En dehors de ces chiffres qui doivent nous interpeller, nous avons assisté à des scènes d’une rare violence au cours de 2018 et de 2019. Des bâtiments ont été incendiés alors qu’ils étaient occupés – il faut en tenir compte –, des dizaines de véhicules ont été brûlés.
Ces dégradations ont parfois visé des lieux hautement symboliques : les Champs-Élysées bien sûr, des ministères et des préfectures, mais également l’Arc de Triomphe dans des circonstances qui ont profondément choqué tous les Français.
Monsieur le secrétaire d’État, les forces de l’ordre ont été mises à très rude épreuve dans un contexte sécuritaire qui reste préoccupant. Les personnels affectés au maintien de l’ordre n’étaient peut-être pas toujours suffisants, mais il est parfois difficile de tout prévoir.
Je veux rendre hommage au sang-froid et à l’engagement extraordinaires de nos forces de l’ordre. Si certains ont commis des violences injustifiées, comme on dit, ils devront être sanctionnés pour cela. Il ne faut cependant pas oublier que l’immense majorité des fonctionnaires a toujours fait preuve de mesure, dans des conditions qui étaient pourtant extrêmes. Je tiens à saluer, avec l’ensemble du groupe Les Indépendants, leur professionnalisme et leur exprimer tout notre soutien.
Le maintien de l’ordre obéit à diverses doctrines : la mise à distance, la nasse ou le contact. Depuis 1968, la France a choisi la mise à distance. Éviter à tout prix le contact entre manifestants et forces de l’ordre a permis d’éviter des morts et a contenu le nombre de blessés. Chaque fois que le contact a été recherché, le bilan s’en est trouvé alourdi.
Ces blessures sont notamment dues à l’utilisation d’un armement qui s’est révélé à l’usage mal adapté au maintien de l’ordre. La majorité de nos voisins européens n’ont pas recours aux lanceurs de balle de défense pour assurer la sécurité des manifestations. Idem pour les grenades GLI-F4, qui n’auraient pas dû être employées à partir du moment où leur dangerosité avait été établie.
Il est primordial que l’ordre soit maintenu en garantissant la sécurité des personnes concernées : celle des fonctionnaires de police et de gendarmerie, celle des manifestants et celle des citoyens qui se trouvent en même temps dans la rue.
Nous souhaitons que les fauteurs de troubles puissent être judiciarisés et durement sanctionnés – pas avec des peines de huit jours à trois semaines. Cela ne doit cependant pas se faire à n’importe quel prix.

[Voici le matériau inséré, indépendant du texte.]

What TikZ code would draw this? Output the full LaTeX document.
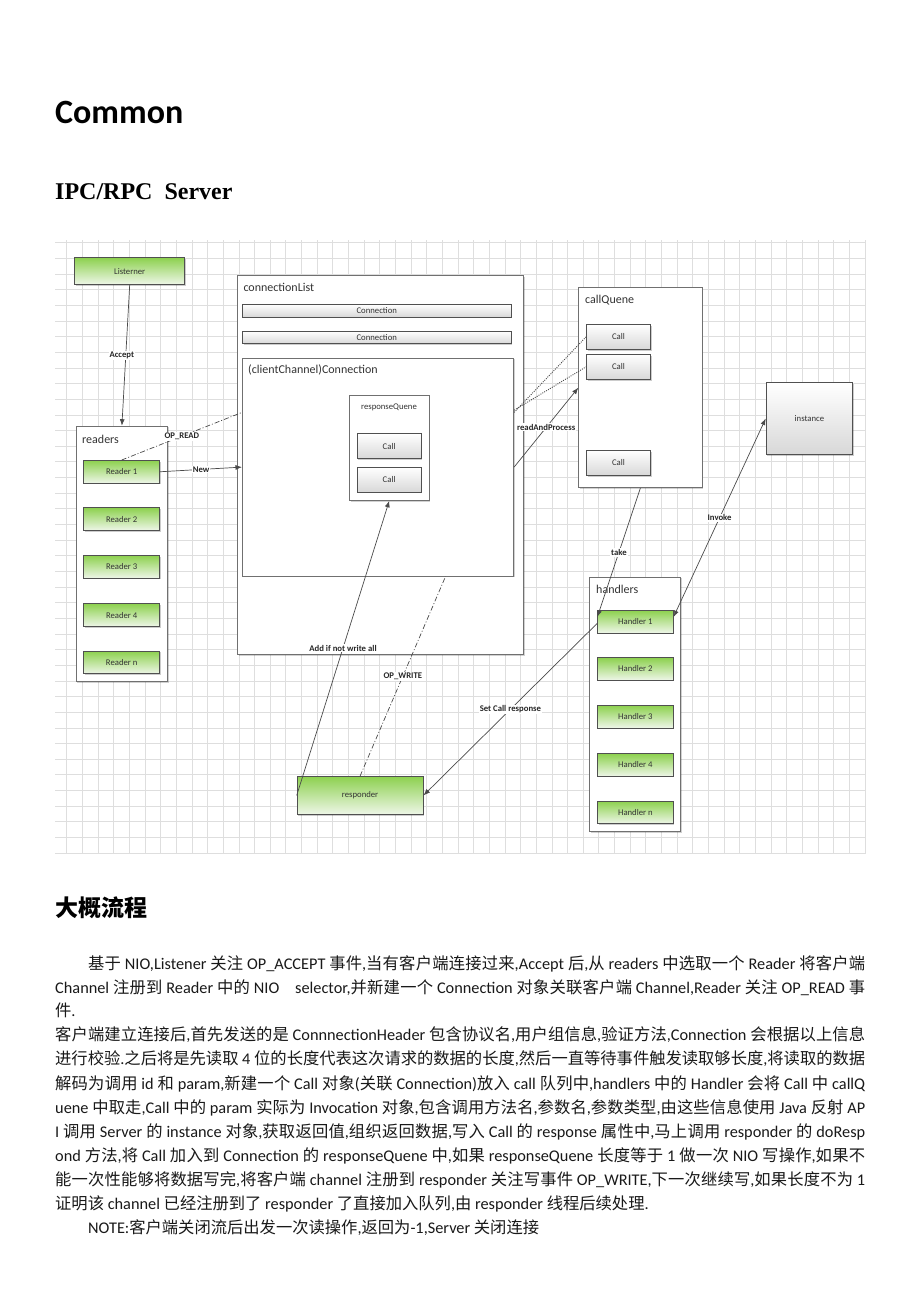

Le préfet Grimaud, qui a été cité par d’autres orateurs, a assisté au 6 février 1934 et était en charge du maintien de l’ordre durant mai 68. Il écrivit aux fonctionnaires que la force ne devait être utilisée qu’en dernier recours et avec retenue. « Nous gagnerons peut-être la bataille dans la rue, mais nous perdrons quelque chose de beaucoup plus précieux et à quoi vous tenez comme moi : c’est notre réputation », a-t-il déclaré. La réputation de nos forces de police est bonne.
Il nous semble donc que la stratégie qui doit être retenue est celle d’un maintien de l’ordre focalisé sur la prévention des dégâts humains. Les interpellations doivent avoir lieu chaque fois qu’elles peuvent être réalisées en sécurité, et pour nos concitoyens et pour les forces de l’ordre. Chacun le sait, tout cela n’est pas facile.
Le droit de manifester est essentiel au dialogue social, tout le monde est d’accord. L’ordre public est nécessaire à l’expression des libertés. Les forces de l’ordre ne pourront pas tout faire. Il est de la responsabilité de tous les Français de contribuer à les préserver.
L’un de nos collègues a évoqué les caméras-piétons. Dans un rapport d’information sur la sécurité dans les gares – métro et chemin de fer –, dont j’ai été l’auteur, j’ai préconisé que tous les policiers soient équipés de tels dispositifs. À cette occasion, j’ai eu des contacts avec la SNCF et j’ai pu me rendre compte de la façon dont cela fonctionnait. J’ignore ce qu’il en est aujourd’hui, mais cela fonctionnait alors bien : les policiers et gendarmes que j’avais rencontrés dans le cadre de cette étude et qui en disposaient l’ont confirmé et m’ont indiqué que le résultat était positif.